In qualità di regista, invece, di “Giardino Chiuso” la Compagnia che tu dirigi a San Gimignano, mi sono domandata, dopo avere visto gli spettacoli” Il Supermaschio” a Giavera del Montello e qui in questo Festival “Mi chiamo Dino… sono elettrico” se esiste una poetica, un filo conduttore che lega le tue produzioni e che vi caratterizzi.

Direi di no. Le cose succedono quasi per caso. Dico quasi perchè pur non essendo preordinate, decise a tavolino, a posteriori mi accorgo che le “coincidenze” che vanno ad intersecare ad esempio tempi e contenuti sono tutt’altro che casuali. Posso dire che nella Compagnia si fondono due anime, nella vita e nell’arte: la mia, forte di un’esperienza e formazione teatrale e quella di mia moglie Patrizia, di danzatrice e coreografa. E che sono particolarmente motivato a progetti in cui confluiscano artisti di formazione diversa. Non è un caso ad esempio che in questa ultima produzione, ma non solo, collabori con lo scrittore e drammaturgo Vassalli.

Mi parli di questa tua ultima produzione “ Mi chiamo Dino… sono elettrico”?

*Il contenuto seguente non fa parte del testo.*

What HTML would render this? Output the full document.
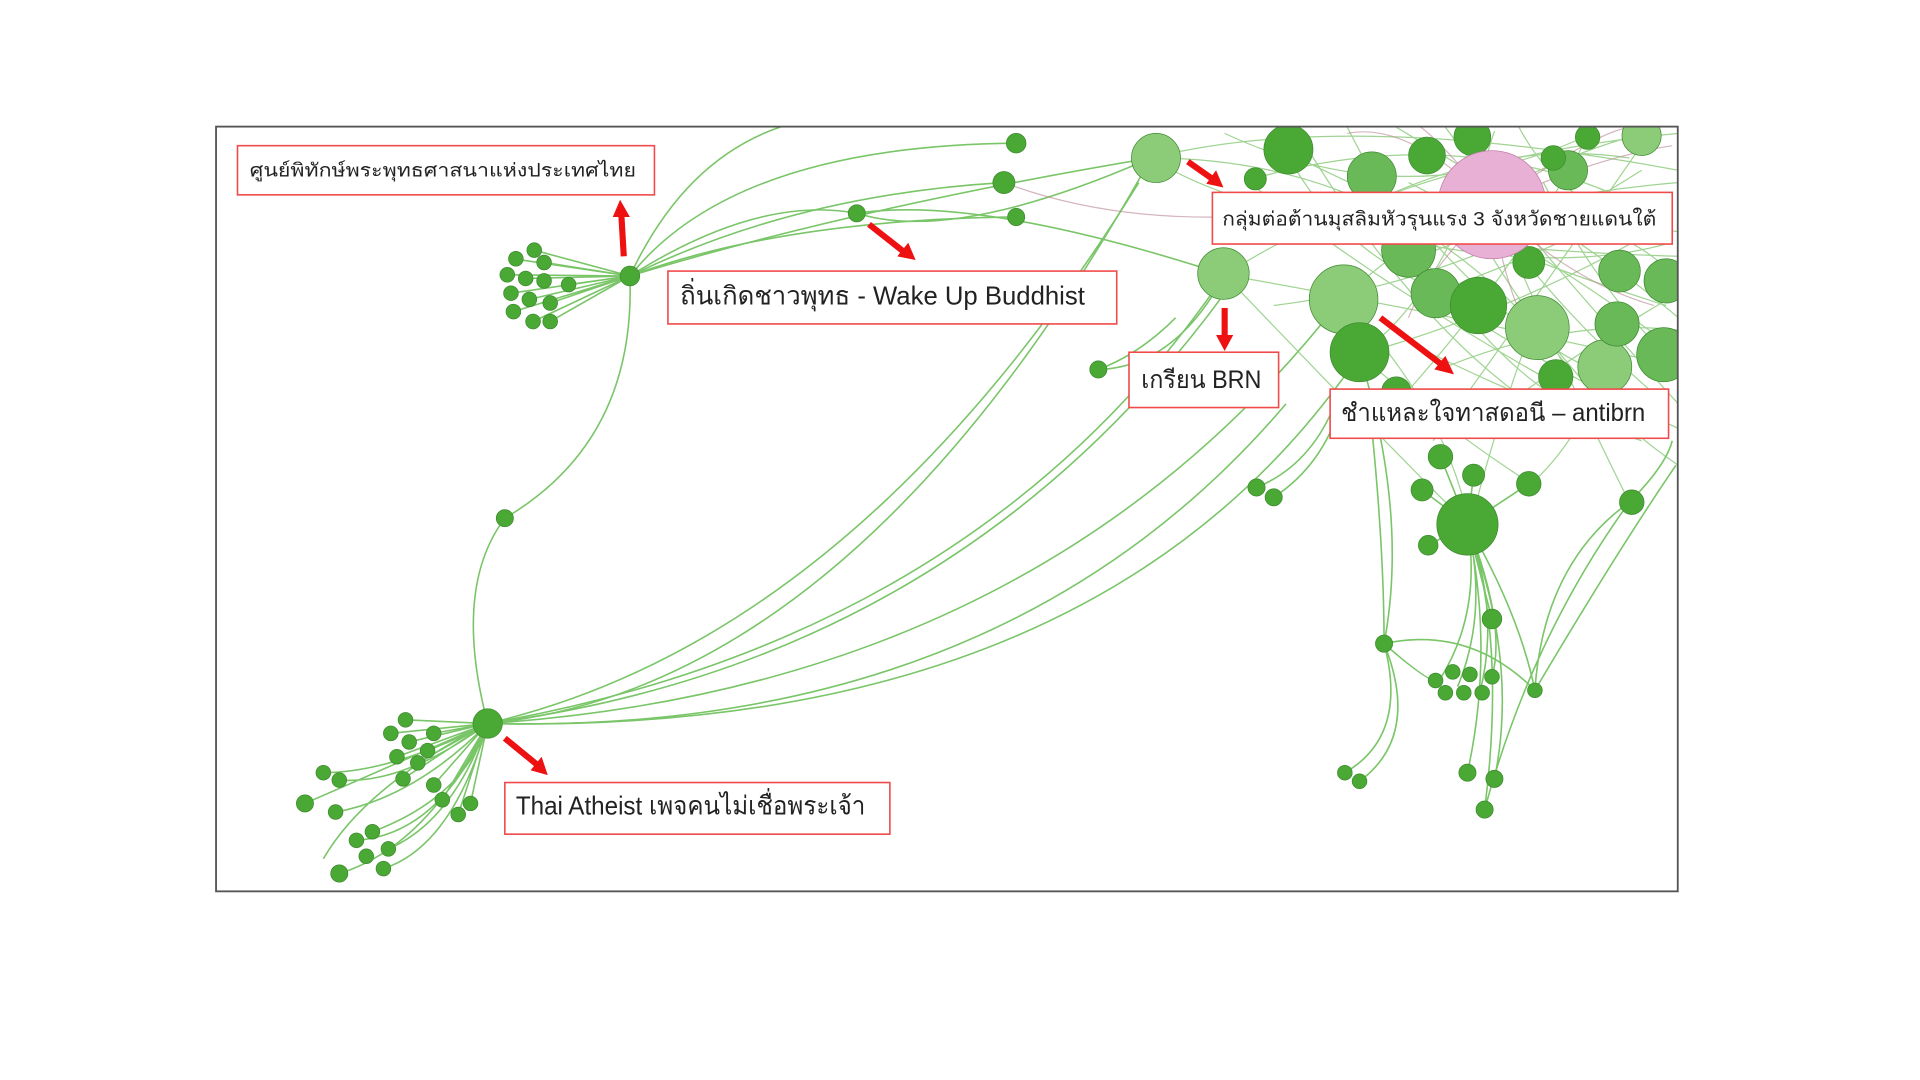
<!DOCTYPE html>
<html><head><meta charset="utf-8"><style>
html,body{margin:0;padding:0;background:#fff;}
svg{display:block;}
text{font-family:"Liberation Sans","DejaVu Sans",sans-serif;fill:#222;}
</style></head><body>
<svg width="1920" height="1080" viewBox="0 0 1546 870" preserveAspectRatio="none" xmlns="http://www.w3.org/2000/svg">
<defs><clipPath id="c"><rect x="178" y="105" width="1191" height="621"/></clipPath></defs>
<rect x="0" y="0" width="1546" height="870" fill="#fff"/>
<g transform="matrix(0.9874,0,0,0.9904,-1.3,-1.5)">
<g clip-path="url(#c)" fill="none" stroke="#6bbf58" stroke-width="1.3" opacity="0.9">
<path d="M515,226 Q560,130 640,104"/>
<path d="M515,226 Q600,120 830,118"/>
<path d="M515,226 Q650,160 820,150"/>
<path d="M515,226 Q700,170 940,130"/>
<path d="M515,226 Q640,180 830,178"/>
<path d="M515,226 Q620,160 700,175"/>
<path d="M700,175 Q780,200 940,130"/>
<path d="M700,175 Q800,160 1000,225"/>
<path d="M515,226 Q520,360 413,423"/>
<path d="M413,423 Q370,480 399,590"/>
<path d="M515,226 L465,233 M515,226 L445,215 M515,226 L437,205 M515,226 L420,212 M515,226 L415,225 M515,226 L430,228 M515,226 L418,240 M515,226 L433,245 M515,226 L420,255 M515,226 L436,263 M515,226 L450,263 M515,226 L450,248"/>
<path d="M399,590 Q700,560 940,130"/>
<path d="M399,590 Q800,520 1000,225"/>
<path d="M399,590 Q850,560 1095,245"/>
<path d="M399,590 Q900,600 1110,290"/>
<path d="M399,590 Q780,540 1000,240"/>
<path d="M399,590 Q700,520 930,150"/>
<path d="M399,590 Q820,600 1050,330"/>
<path d="M399,590 Q330,620 250,655 M399,590 Q320,630 265,630 M399,590 Q330,640 278,636 M399,590 Q340,650 275,662 M399,590 Q350,690 278,712 M399,590 Q360,680 292,685 M399,590 Q370,690 314,708 M399,590 Q370,670 318,692 M399,590 Q380,650 305,678 M399,590 L332,587 M399,590 L320,598 M399,590 L355,598 M399,590 L335,605 M399,590 L325,617 M399,590 L342,622 M399,590 L330,635 M399,590 L355,640 M399,590 L362,652 M399,590 L375,664 M399,590 L385,655 M399,590 L350,612"/>
<path d="M399,590 Q300,640 265,700"/>
<g stroke="#7cc46a" stroke-width="1" opacity="0.8">
<path d="M940,130 Q1100,90 1370,140 M940,130 Q1050,200 1370,210 M1000,225 Q1150,130 1370,110 M1000,225 Q1200,260 1370,300 M1050,125 Q1200,200 1360,250 M1095,245 Q1200,150 1340,110 M1110,290 Q1250,250 1365,180 M1170,240 Q1260,300 1370,350 M1020,150 Q1150,250 1300,330 M1200,120 Q1250,250 1330,410 M1110,290 Q1180,350 1250,395 M1095,245 Q1180,330 1200,430 M1000,225 Q1100,330 1200,430 M1250,270 Q1220,350 1200,430 M1320,265 Q1300,350 1250,395 M940,130 Q1150,130 1280,300 M1050,125 Q1100,220 1210,250 M1150,150 Q1250,200 1360,280 M1260,150 Q1300,230 1355,285 M1220,108 Q1180,240 1110,290"/>
<path d="M1000,110 Q1150,180 1300,110 M1030,145 Q1200,100 1340,170 M1080,180 Q1250,230 1360,200 M1120,140 Q1250,300 1330,310 M1170,240 Q1280,200 1350,160 M1250,220 Q1300,280 1360,330 M1150,280 Q1250,330 1340,360 M1200,180 Q1280,320 1370,380 M1160,210 Q1300,150 1370,230"/>
<path d="M1060,110 Q1150,260 1250,330 M1100,105 Q1200,300 1300,340 M1140,105 Q1300,200 1370,260 M1180,105 Q1250,200 1370,330 M1240,105 Q1280,180 1370,190 M1300,105 Q1240,220 1140,330 M1350,105 Q1250,250 1170,360 M1060,200 Q1200,110 1330,130 M1040,250 Q1200,230 1340,140 M1120,200 Q1250,160 1370,150 M1180,300 Q1280,260 1370,270 M1230,330 Q1300,280 1370,240"/>
</g>
<g stroke="#b07a86" stroke-width="1" opacity="0.6">
<path d="M820,150 Q900,180 1000,178 M1000,178 Q1100,170 1218,168 M1218,168 Q1300,130 1365,120 M1218,168 Q1280,230 1350,250 M1218,168 Q1150,100 1100,110 M1218,168 Q1290,160 1360,160 M1218,168 Q1230,250 1260,290 M1218,168 Q1160,230 1150,260 M1218,168 Q1300,110 1330,105 M1218,168 Q1180,120 1160,105"/>
</g>
<path d="M1198,428 Q1230,520 1212,660 M1198,428 Q1220,530 1198,630 M1198,428 Q1240,540 1220,635 M1198,428 Q1210,500 1175,555 M1198,428 Q1215,500 1190,560 M1198,428 Q1225,500 1208,565 M1198,428 Q1230,510 1218,552 M1198,428 Q1240,500 1253,563 M1198,428 L1218,505 M1198,428 L1166,445 M1198,428 L1161,400 M1198,428 L1176,373 M1198,428 L1203,388 M1198,428 L1248,395"/>
<path d="M1130,525 Q1150,600 1098,630 M1130,525 Q1160,600 1110,637 M1130,525 Q1170,560 1175,555 M1130,525 Q1150,420 1110,290 M1130,525 Q1130,450 1120,350 M1130,525 Q1200,510 1253,563"/>
<path d="M1026,398 Q1070,380 1090,330 M1040,406 Q1080,380 1095,330"/>
<path d="M1253,563 Q1260,460 1330,410 M1212,660 Q1250,520 1330,410 M1330,410 Q1360,380 1365,360 M1253,563 Q1320,450 1368,380"/>
<path d="M897,302 Q960,300 1000,225 M897,302 Q930,290 960,260"/>
</g>
<g clip-path="url(#c)" stroke="#3e8a30" stroke-width="0.6">
<g fill="#8ccc78">
<circle cx="944" cy="130" r="20"/><circle cx="999" cy="224" r="21"/><circle cx="1097" cy="245" r="28"/><circle cx="1255" cy="268" r="26"/><circle cx="1340" cy="112" r="16"/><circle cx="1310" cy="300" r="22"/>
</g>
<g fill="#6ab958">
<circle cx="1120" cy="145" r="20"/><circle cx="1150" cy="205" r="22"/><circle cx="1172" cy="240" r="20"/><circle cx="1322" cy="222" r="17"/><circle cx="1320" cy="265" r="18"/><circle cx="1360" cy="230" r="18"/><circle cx="1358" cy="290" r="22"/><circle cx="1280" cy="140" r="16"/><circle cx="1090" cy="175" r="16"/>
</g>
<g fill="#4aa935">
<circle cx="1052" cy="123" r="20"/><circle cx="1110" cy="288" r="24"/><circle cx="1207" cy="250" r="23"/><circle cx="1165" cy="128" r="15"/><circle cx="1202" cy="113" r="15"/><circle cx="1248" cy="215" r="13"/><circle cx="1268" cy="130" r="10"/><circle cx="1296" cy="113" r="10"/><circle cx="1025" cy="147" r="9"/><circle cx="1270" cy="308" r="14"/><circle cx="1140" cy="320" r="12"/>
<circle cx="1198" cy="428" r="25"/><circle cx="1176" cy="373" r="10"/><circle cx="1161" cy="400" r="9"/><circle cx="1203" cy="388" r="9"/><circle cx="1248" cy="395" r="10"/><circle cx="1166" cy="445" r="8"/><circle cx="1332" cy="410" r="10"/>
<circle cx="1218" cy="505" r="8"/><circle cx="1130" cy="525" r="7"/><circle cx="1172" cy="555" r="6"/><circle cx="1186" cy="548" r="6"/><circle cx="1200" cy="550" r="6"/><circle cx="1218" cy="552" r="6"/><circle cx="1180" cy="565" r="6"/><circle cx="1195" cy="565" r="6"/><circle cx="1210" cy="565" r="6"/><circle cx="1253" cy="563" r="6"/>
<circle cx="1098" cy="630" r="6"/><circle cx="1110" cy="637" r="6"/><circle cx="1198" cy="630" r="7"/><circle cx="1220" cy="635" r="7"/><circle cx="1212" cy="660" r="7"/>
<circle cx="1026" cy="398" r="7"/><circle cx="1040" cy="406" r="7"/><circle cx="897" cy="302" r="7"/>
<circle cx="830" cy="118" r="8"/><circle cx="820" cy="150" r="9"/><circle cx="830" cy="178" r="7"/><circle cx="700" cy="175" r="7"/>
<circle cx="515" cy="226" r="8"/><circle cx="465" cy="233" r="6"/><circle cx="445" cy="215" r="6"/><circle cx="437" cy="205" r="6"/><circle cx="422" cy="212" r="6"/><circle cx="415" cy="225" r="6"/><circle cx="430" cy="228" r="6"/><circle cx="418" cy="240" r="6"/><circle cx="433" cy="245" r="6"/><circle cx="420" cy="255" r="6"/><circle cx="436" cy="263" r="6"/><circle cx="450" cy="263" r="6"/><circle cx="450" cy="248" r="6"/><circle cx="445" cy="230" r="6"/>
<circle cx="413" cy="423" r="7"/>
<circle cx="399" cy="590" r="12"/><circle cx="332" cy="587" r="6"/><circle cx="320" cy="598" r="6"/><circle cx="355" cy="598" r="6"/><circle cx="335" cy="605" r="6"/><circle cx="325" cy="617" r="6"/><circle cx="342" cy="622" r="6"/><circle cx="330" cy="635" r="6"/><circle cx="355" cy="640" r="6"/><circle cx="362" cy="652" r="6"/><circle cx="375" cy="664" r="6"/><circle cx="385" cy="655" r="6"/><circle cx="350" cy="612" r="6"/>
<circle cx="250" cy="655" r="7"/><circle cx="265" cy="630" r="6"/><circle cx="278" cy="636" r="6"/><circle cx="275" cy="662" r="6"/><circle cx="292" cy="685" r="6"/><circle cx="305" cy="678" r="6"/><circle cx="318" cy="692" r="6"/><circle cx="314" cy="708" r="6"/><circle cx="278" cy="712" r="7"/><circle cx="300" cy="698" r="6"/>
</g>
<circle cx="1218" cy="168" r="44" fill="#e8b0d4" stroke="#c080a8"/>
</g>
<rect x="177.5" y="104.5" width="1192" height="622" fill="none" stroke="#555" stroke-width="1.5"/>
<g stroke="#ee1111" stroke-width="5" fill="#ee1111">
<line x1="510" y1="210" x2="508" y2="176"/><polygon points="501,178 515,178 507,164" stroke="none"/>
<line x1="710" y1="184" x2="738" y2="206"/><polygon points="733,210 742,199 748,213" stroke="none"/>
<line x1="970" y1="133" x2="990" y2="147"/><polygon points="985,151 993,140 999,154" stroke="none"/>
<line x1="1000" y1="252" x2="1000" y2="276"/><polygon points="993,274 1007,274 1000,287" stroke="none"/>
<line x1="1127" y1="260" x2="1177" y2="298"/><polygon points="1171,302 1180,291 1187,306" stroke="none"/>
<line x1="413" y1="602" x2="440" y2="624"/><polygon points="434,628 443,617 448,632" stroke="none"/>
</g>
<g fill="#fff" stroke="#f04a4a" stroke-width="1.3">
<rect x="195" y="120" width="340" height="40"/>
<rect x="546" y="222" width="366" height="43"/>
<rect x="990" y="158" width="375" height="42"/>
<rect x="922" y="288" width="122" height="45"/>
<rect x="1086" y="318" width="276" height="40"/>
<rect x="413" y="638" width="314" height="42"/>
</g>
<text x="205" y="145" font-size="15" textLength="315" lengthAdjust="spacingAndGlyphs">ศูนย์พิทักษ์พระพุทธศาสนาแห่งประเทศไทย</text>
<text x="556" y="249" font-size="21" textLength="330" lengthAdjust="spacingAndGlyphs">ถิ่นเกิดชาวพุทธ - Wake Up Buddhist</text>
<text x="998" y="185" font-size="16" textLength="354" lengthAdjust="spacingAndGlyphs">กลุ่มต่อต้านมุสลิมหัวรุนแรง 3 จังหวัดชายแดนใต้</text>
<text x="932" y="317" font-size="20" textLength="98" lengthAdjust="spacingAndGlyphs">เกรียน BRN</text>
<text x="1095" y="344" font-size="20" textLength="248" lengthAdjust="spacingAndGlyphs">ชำแหละใจทาสดอนี – antibrn</text>
<text x="422" y="664" font-size="21" textLength="285" lengthAdjust="spacingAndGlyphs">Thai Atheist เพจคนไม่เชื่อพระเจ้า</text>
</g>
</svg>
</body></html>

Lo spettacolo, in versione diversa da questa, aveva già debuttato alcuni anni fa. In quella prima messa in scena gli attori erano più numerosi. La riduzione del cast ha comportato ovviamente anche un’operazione di revisione del testo. Lo spettacolo, dedicato al poeta Dino Campana, acquista in questa nuova versione una crudezza maggiore. Del poeta non mi interessava tanto l’opera, presente nello spettacolo in sole quattro poesie, piuttosto la sua drammatica vicenda umana, il suo essere “negato” come persona e come poeta, una negazione sottolineata anche dalla scelta del luogo in cui si svolge l’azione scenica: le ex carceri di San Gimignano.